Battle’s system runs on power from its own small solar panel. It feeds into a tap set up in his stone garden, where he goes to drink. He said he’s been making all his meals and drinks with it. Battle poured himself a glass. “The water from the tap just doesn’t taste quite as refreshing,” he said. “Now is that because I saw it come off the roof, and anything from the roof feels special? Maybe.” The most prominent proponent of raw water is Doug Evans, a Silicon Valley entrepreneur. After his juicing company, Juicero, collapsed in September, he went on a 10-day cleanse, drinking nothing but Live Water. “I haven’t tasted tap water in a long time,” he said.
Before he could order raw water on demand, Evans went “spring hunting” with friends. This has become more challenging lately: The closest spring around San Francisco has recently been cut off by landslides, so reaching it means crossing private property, which he does under cover of night.
“You have to be agile and tactile, and be available to experiment,” he said. “Literally, you have to carry bottles of water through the dark.” At Burning Man, the summer festival in the Nevada desert that attracts the digerati and others, Evans and his RV mate brought 50 gallons of spring water they had collected. “I’m extreme about health, I know, but I’m not alone with this,” Evans said. “There are a lot of people doing this with me.
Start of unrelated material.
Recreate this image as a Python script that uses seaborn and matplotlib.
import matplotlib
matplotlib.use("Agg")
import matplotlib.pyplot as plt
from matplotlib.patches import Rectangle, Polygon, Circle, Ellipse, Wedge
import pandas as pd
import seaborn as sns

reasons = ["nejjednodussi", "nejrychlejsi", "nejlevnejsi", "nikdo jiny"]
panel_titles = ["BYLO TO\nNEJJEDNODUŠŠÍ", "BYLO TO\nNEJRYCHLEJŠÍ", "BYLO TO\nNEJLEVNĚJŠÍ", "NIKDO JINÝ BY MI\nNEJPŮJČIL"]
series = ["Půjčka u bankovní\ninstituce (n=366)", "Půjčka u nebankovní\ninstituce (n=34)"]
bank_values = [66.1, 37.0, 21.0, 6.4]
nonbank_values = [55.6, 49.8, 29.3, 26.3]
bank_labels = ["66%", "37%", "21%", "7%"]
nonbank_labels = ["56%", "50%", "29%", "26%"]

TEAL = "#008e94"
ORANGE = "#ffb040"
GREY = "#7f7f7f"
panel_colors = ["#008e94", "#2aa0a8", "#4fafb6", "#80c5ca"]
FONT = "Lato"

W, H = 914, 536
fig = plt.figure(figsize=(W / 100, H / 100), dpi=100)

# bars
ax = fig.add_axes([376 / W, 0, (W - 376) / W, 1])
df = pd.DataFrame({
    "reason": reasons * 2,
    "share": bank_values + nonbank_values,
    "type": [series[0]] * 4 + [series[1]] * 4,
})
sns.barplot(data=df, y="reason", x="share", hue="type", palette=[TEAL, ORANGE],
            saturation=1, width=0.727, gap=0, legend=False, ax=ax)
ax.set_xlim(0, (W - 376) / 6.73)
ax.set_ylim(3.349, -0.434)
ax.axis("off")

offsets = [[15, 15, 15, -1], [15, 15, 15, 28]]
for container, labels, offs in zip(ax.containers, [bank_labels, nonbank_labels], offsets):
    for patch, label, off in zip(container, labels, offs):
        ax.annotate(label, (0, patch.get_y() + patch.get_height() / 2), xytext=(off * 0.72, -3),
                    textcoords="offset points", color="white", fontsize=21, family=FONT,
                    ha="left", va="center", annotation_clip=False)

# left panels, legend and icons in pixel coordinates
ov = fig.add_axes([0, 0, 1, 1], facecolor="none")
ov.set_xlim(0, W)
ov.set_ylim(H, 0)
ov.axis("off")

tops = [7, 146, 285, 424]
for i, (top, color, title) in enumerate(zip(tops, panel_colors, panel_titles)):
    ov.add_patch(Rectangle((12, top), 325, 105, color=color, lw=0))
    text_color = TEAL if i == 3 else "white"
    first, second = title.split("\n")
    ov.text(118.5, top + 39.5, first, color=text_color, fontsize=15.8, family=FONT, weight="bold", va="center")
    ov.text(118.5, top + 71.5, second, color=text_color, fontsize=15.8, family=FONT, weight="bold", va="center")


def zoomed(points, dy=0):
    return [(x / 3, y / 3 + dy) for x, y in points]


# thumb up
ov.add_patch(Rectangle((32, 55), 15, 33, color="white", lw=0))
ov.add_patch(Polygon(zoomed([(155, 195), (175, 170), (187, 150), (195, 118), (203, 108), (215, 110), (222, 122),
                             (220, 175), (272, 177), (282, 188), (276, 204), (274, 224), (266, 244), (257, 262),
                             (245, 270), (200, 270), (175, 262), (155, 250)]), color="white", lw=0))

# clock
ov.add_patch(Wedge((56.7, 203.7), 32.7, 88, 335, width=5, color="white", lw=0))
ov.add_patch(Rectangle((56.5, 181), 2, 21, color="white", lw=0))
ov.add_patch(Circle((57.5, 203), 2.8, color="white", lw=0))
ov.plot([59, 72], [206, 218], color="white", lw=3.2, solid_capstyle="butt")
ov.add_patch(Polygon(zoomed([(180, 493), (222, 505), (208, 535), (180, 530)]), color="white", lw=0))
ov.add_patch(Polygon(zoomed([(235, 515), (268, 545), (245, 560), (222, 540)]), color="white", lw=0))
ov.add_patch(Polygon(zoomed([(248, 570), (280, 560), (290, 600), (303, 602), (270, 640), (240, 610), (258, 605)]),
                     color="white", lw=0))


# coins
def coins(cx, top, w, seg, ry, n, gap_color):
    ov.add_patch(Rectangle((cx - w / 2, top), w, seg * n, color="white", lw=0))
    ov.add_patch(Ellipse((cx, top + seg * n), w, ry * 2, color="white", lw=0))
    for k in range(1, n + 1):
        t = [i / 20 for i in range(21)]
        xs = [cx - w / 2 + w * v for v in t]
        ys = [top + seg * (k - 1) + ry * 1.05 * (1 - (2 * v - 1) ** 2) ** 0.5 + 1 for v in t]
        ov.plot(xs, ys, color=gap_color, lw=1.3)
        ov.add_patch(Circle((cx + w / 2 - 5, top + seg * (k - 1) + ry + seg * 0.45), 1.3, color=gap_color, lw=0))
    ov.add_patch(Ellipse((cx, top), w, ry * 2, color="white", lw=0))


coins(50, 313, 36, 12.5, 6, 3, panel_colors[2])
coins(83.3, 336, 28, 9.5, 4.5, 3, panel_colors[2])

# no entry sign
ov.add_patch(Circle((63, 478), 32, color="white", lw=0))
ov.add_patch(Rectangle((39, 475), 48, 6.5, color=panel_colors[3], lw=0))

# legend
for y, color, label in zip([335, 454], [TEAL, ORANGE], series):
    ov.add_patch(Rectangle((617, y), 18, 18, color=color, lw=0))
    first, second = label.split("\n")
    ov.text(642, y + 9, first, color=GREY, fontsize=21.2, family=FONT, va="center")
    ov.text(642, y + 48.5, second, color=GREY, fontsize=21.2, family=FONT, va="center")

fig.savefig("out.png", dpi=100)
You never know who you’ll run into at the spring.”
The founder of Live Water, Mukhande Singh, started selling spring water from Opal Springs in Culver, Ore, three years ago, but it was a small local operation until this year. Marketing materials show Singh sitting naked and cross-legged on a hot spring, his long brown hair flowing over his chest. Pure water can be obtained by using a reverse osmosis filter, the gold standard of home water treatment.